As your company evolves, so will your financial needs. Whether you’re seeking to optimize cash flow, secure funding, or stay ahead of regulatory changes, selecting the right financial expert can make a measurable difference. Evaluating your immediate priorities and future ambitions is the first step toward building a financial team that drives results.
Frequently Asked Questions
What are the main responsibilities of a CFO vs. a CPA?
A CFO focuses on strategic financial planning, risk management, and long-term growth initiatives. They guide high-level decisions like budgeting, capital investment, and financial forecasting. A CPA, by contrast, ensures tax compliance, accurate bookkeeping, and audit readiness—primarily working with historical financial data and regulatory filings.
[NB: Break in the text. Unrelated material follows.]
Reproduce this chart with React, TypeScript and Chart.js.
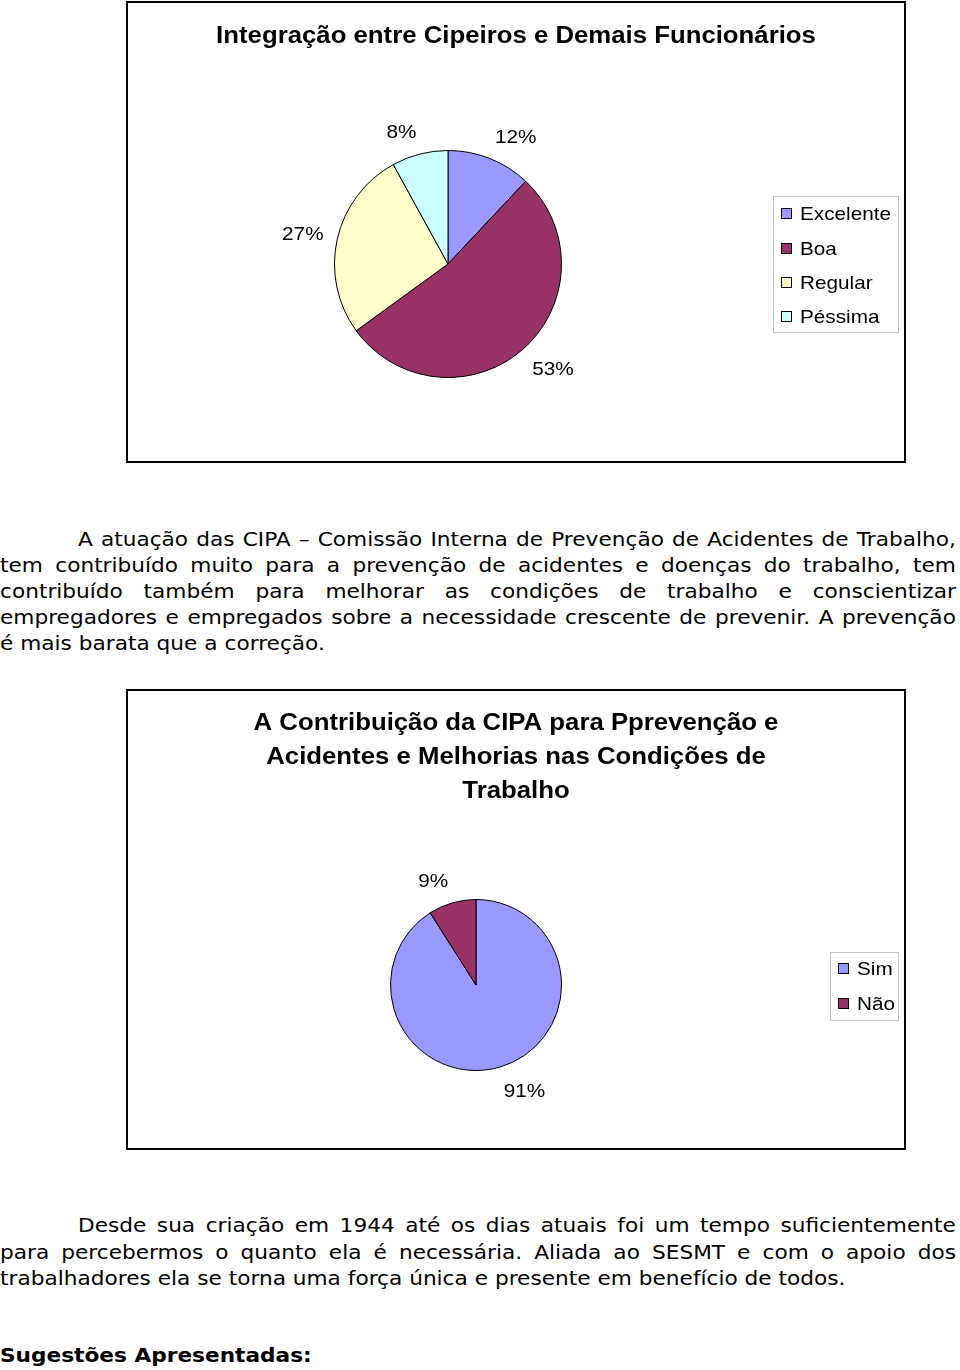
import React, { useEffect, useRef } from "react";
import { Chart, registerables } from "chart.js";

Chart.register(...registerables);

// ---------- data ----------
const chart1Title = ["Integração entre Cipeiros e Demais Funcionários"];
const chart1Labels = ["Excelente", "Boa", "Regular", "Péssima"];
const chart1Values = [12, 53, 27, 8];
const chart1Colors = ["#9999FF", "#993366", "#FFFFCC", "#CCFFFF"];

const chart2Title = [
  "A Contribuição da CIPA para Pprevenção e",
  "Acidentes e Melhorias nas Condições de",
  "Trabalho",
];
const chart2Labels = ["Sim", "Não"];
const chart2Values = [91, 9];
const chart2Colors = ["#9999FF", "#993366"];

const paragraph1 = [
  "A atuação das CIPA – Comissão Interna de Prevenção de Acidentes de Trabalho,",
  "tem contribuído muito para a prevenção de acidentes e doenças do trabalho, tem",
  "contribuído também para melhorar as condições de trabalho e conscientizar",
  "empregadores e empregados sobre a necessidade crescente de prevenir. A prevenção",
  "é mais barata que a correção.",
];
const paragraph2 = [
  "Desde sua criação em 1944 até os dias atuais foi um tempo suficientemente",
  "para percebermos o quanto ela é necessária. Aliada ao SESMT e com o apoio dos",
  "trabalhadores ela se torna uma força única e presente em benefício de todos.",
];
const heading = "Sugestões Apresentadas:";

// ---------- styling ----------
const SX = 1.12; // horizontal stretch of chart texts
const TSX = 1.14; // horizontal stretch of body texts
const ARIAL = '"Liberation Sans", Arial, sans-serif';
const VERDANA = '"DejaVu Sans", Verdana, sans-serif';

function drawStretched(ctx: CanvasRenderingContext2D, text: string, x: number, y: number, align: CanvasTextAlign) {
  ctx.save();
  ctx.translate(x, y);
  ctx.scale(SX, 1);
  ctx.textAlign = align;
  ctx.textBaseline = "middle";
  ctx.fillText(text, 0, 0);
  ctx.restore();
}

type DecorCfg = {
  title: string[];
  titleY: number;
  titleGap: number;
  labelGap: number;
  legend: { x: number; y: number; w: number; h: number; rowY: number[]; boxX: number; textX: number };
};

const clamp1 = (v: number) => Math.max(-1, Math.min(1, v));

function makeDecor(cfg: DecorCfg) {
  return {
    id: "decor",
    afterDraw(chart: any) {
      const ctx: CanvasRenderingContext2D = chart.ctx;
      ctx.save();
      ctx.fillStyle = "#000";
      // title
      ctx.font = `bold 23px ${ARIAL}`;
      cfg.title.forEach((t, i) => drawStretched(ctx, t, chart.width / 2, cfg.titleY + i * cfg.titleGap, "center"));

      // percentage labels outside the slices
      const meta = chart.getDatasetMeta(0);
      const data: number[] = chart.data.datasets[0].data;
      const total = data.reduce((a, b) => a + b, 0);
      ctx.font = `18.5px ${ARIAL}`;
      meta.data.forEach((arc: any, i: number) => {
        const p = arc.getProps(["x", "y", "startAngle", "endAngle", "outerRadius"], true);
        const mid = (p.startAngle + p.endAngle) / 2;
        const txt = Math.round((data[i] / total) * 100) + "%";
        const w = ctx.measureText(txt).width * SX;
        const h = 19;
        const R = p.outerRadius + cfg.labelGap;
        const c = Math.cos(mid);
        const s = Math.sin(mid);
        const cx = p.x + c * R + (clamp1(c * 4) * w) / 2;
        const cy = p.y + s * R + (clamp1(s * 1.2) * h) / 2 + 1.5;
        drawStretched(ctx, txt, cx, cy, "center");
      });

      // legend
      const L = cfg.legend;
      ctx.strokeStyle = "#c4c4c4";
      ctx.lineWidth = 1;
      ctx.strokeRect(L.x + 0.5, L.y + 0.5, L.w, L.h);
      const colors: string[] = chart.data.datasets[0].backgroundColor;
      ctx.font = `18.5px ${ARIAL}`;
      chart.data.labels.forEach((lab: string, i: number) => {
        const y = L.rowY[i];
        ctx.fillStyle = colors[i];
        ctx.fillRect(L.boxX, y - 5, 11, 11);
        ctx.strokeStyle = "#000";
        ctx.strokeRect(L.boxX + 0.5, y - 5 + 0.5, 10, 10);
        ctx.fillStyle = "#000";
        drawStretched(ctx, lab, L.textX, y + 2, "left");
      });
      ctx.restore();
    },
  };
}

function PieBox(props: {
  top: number;
  height: number;
  labels: string[];
  values: number[];
  colors: string[];
  padding: { left: number; right: number; top: number; bottom: number };
  decor: DecorCfg;
}) {
  const ref = useRef<HTMLCanvasElement | null>(null);
  const W = 776;
  const H = props.height - 4;
  useEffect(() => {
    if (!ref.current) return;
    const chart = new Chart(ref.current, {
      type: "pie",
      data: {
        labels: props.labels,
        datasets: [
          {
            data: props.values,
            backgroundColor: props.colors,
            borderColor: "#000",
            borderWidth: 1,
          },
        ],
      },
      options: {
        responsive: false,
        animation: false,
        layout: { padding: props.padding },
        plugins: {
          legend: { display: false },
          title: { display: false },
          tooltip: { enabled: false },
        },
      },
      plugins: [makeDecor(props.decor)],
    });
    return () => chart.destroy();
  }, []);
  return (
    <div
      style={{
        position: "absolute",
        left: 126,
        top: props.top,
        width: 780,
        height: props.height,
        boxSizing: "border-box",
        border: "2px solid #000",
        background: "#fff",
      }}
    >
      <canvas ref={ref} width={W} height={H} style={{ display: "block", width: W, height: H }} />
    </div>
  );
}

function TextLine(props: { text: string; top: number; left: number; justify: boolean; bold?: boolean }) {
  const width = (956 - props.left) / TSX;
  const words = props.text.split(" ");
  const common: React.CSSProperties = {
    position: "absolute",
    top: props.top,
    left: props.left,
    width,
    height: 26,
    lineHeight: "26px",
    whiteSpace: "nowrap",
    transform: `scaleX(${TSX})`,
    transformOrigin: "left top",
    fontFamily: VERDANA,
    fontSize: 19,
    fontWeight: props.bold ? "bold" : "normal",
    color: "#000",
  };
  if (props.justify) {
    return (
      <div style={{ ...common, display: "flex", justifyContent: "space-between" }}>
        {words.map((w, i) => (
          <span key={i}>{w}</span>
        ))}
      </div>
    );
  }
  return <div style={common}>{props.text}</div>;
}

export default function App() {
  return (
    <div style={{ position: "absolute", left: 0, top: 0, width: 960, height: 1370, background: "#fff", overflow: "hidden" }}>
      <PieBox
        top={1}
        height={462}
        labels={chart1Labels}
        values={chart1Values}
        colors={chart1Colors}
        padding={{ left: 206, right: 342, top: 147, bottom: 83 }}
        decor={{
          title: chart1Title,
          titleY: 34,
          titleGap: 34,
          labelGap: 14,
          legend: { x: 645, y: 193, w: 125, h: 136, rowY: [210, 245, 279, 313], boxX: 653, textX: 672 },
        }}
      />
      {paragraph1.map((t, i) => (
        <TextLine key={"p1" + i} text={t} top={526 + i * 26} left={i === 0 ? 78 : 0} justify={i < paragraph1.length - 1} />
      ))}
      <PieBox
        top={689}
        height={461}
        labels={chart2Labels}
        values={chart2Values}
        colors={chart2Colors}
        padding={{ left: 262, right: 342, top: 208, bottom: 77 }}
        decor={{
          title: chart2Title,
          titleY: 33,
          titleGap: 34,
          labelGap: 14,
          legend: { x: 702, y: 261, w: 68, h: 68, rowY: [277, 312], boxX: 710, textX: 729 },
        }}
      />
      {paragraph2.map((t, i) => (
        <TextLine key={"p2" + i} text={t} top={1212 + i * 26.5} left={i === 0 ? 78 : 0} justify={i < paragraph2.length - 1} />
      ))}
      <TextLine text={heading} top={1342} left={0} justify={false} bold />
    </div>
  );
}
When should a Dallas startup hire a CPA instead of a CFO?
Startups typically need a CPA first to establish sound accounting practices, manage tax filings, and prepare accurate financial statements. These foundational tasks are essential before bringing in a CFO to guide strategic planning and manage complex financial operations.
What are the advantages of hiring a fractional CFO?
A fractional CFO provides strategic insights part-time—ideal for businesses that need financial leadership without the cost of a full-time executive. They help with budgeting, cash flow planning, and capital strategy, offering high-level expertise at a more affordable rate.
What should I ask when interviewing a CFO or CPA?
For CFOs, ask about experience with growth planning, forecasting tools, and capital management. For CPAs, focus on their tax knowledge, familiarity with Texas regulations, and accounting system implementation experience. Tailoring questions to your business needs helps ensure the right fit.